The 2012 JEP paper largely anticipates and addresses any concerns about aggregation (the main bone of contention here), The JEP paper  not only provides individual country averages (as we already featured in Table 1 of the 2010 AER paper)  but it goes further and provide episode by episode averages.  Not surprisingly, the results are broadly similar to our original 2010 AER table 1 averages and to the median results that also figure prominently. It is hard to see how one can interpret these tables and individual country results as showing that public debt overhang over 90% is clearly benign.
The JEP paper with Vincent Reinhart looks at all public debt overhang episodes for advanced countries in our database, dating back to 1800.  The overall average result shows that public debt overhang episodes (over 90% GDP for five years or more) are associated with 1.2%  lower growth as compared to  growth when debt is under 90%.  (We also include in our tables the small number of shorter episodes.)  Note that because the historical public debt overhang episodes last an average of over 20 years, the cumulative effects of small growth differences are potentially quite large. It is utterly misleading to speak of a 1% growth differential that lasts 10-25 years as small.
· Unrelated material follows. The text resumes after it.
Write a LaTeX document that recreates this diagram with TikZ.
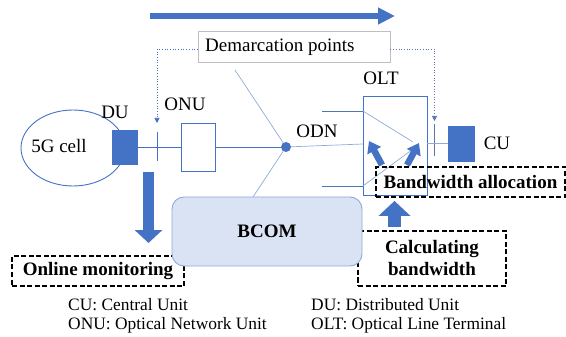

By the way, we are very careful in all our papers to speak of “association” and not “causality” since of course our 2009 book  THIS TIME IS DIFFERENT showed that debt explodes in the immediate aftermath of financial crises. This is why we restrict attention to longer debt overhang periods in the JEP paper., though as noted there are only a very limited number of short ones.   Moreover, we have generally emphasized the 1% differential median result in all our discussions and subsequent writing, precisely to be understated and cautious, and also in recognition of the results in our core Table 1 (AER paper).
Lastly, our 2012 JEP paper cites papers from the BIS, IMF and OECD (among others) which virtually all find very similar conclusions to original findings, albeit with slight differences in threshold, and many nuances of alternative interpretation.  These later papers, by they way,  use a variety of methodologies for dealing with non-linearity and also for trying to determine causation.  Of course much further research is needed as the data we developed and is being used in these studies is new.  Nevertheless, the weight of the evidence to date –including this latest comment -- seems entirely consistent with our original interpretation of the data in our 2010 AER paper.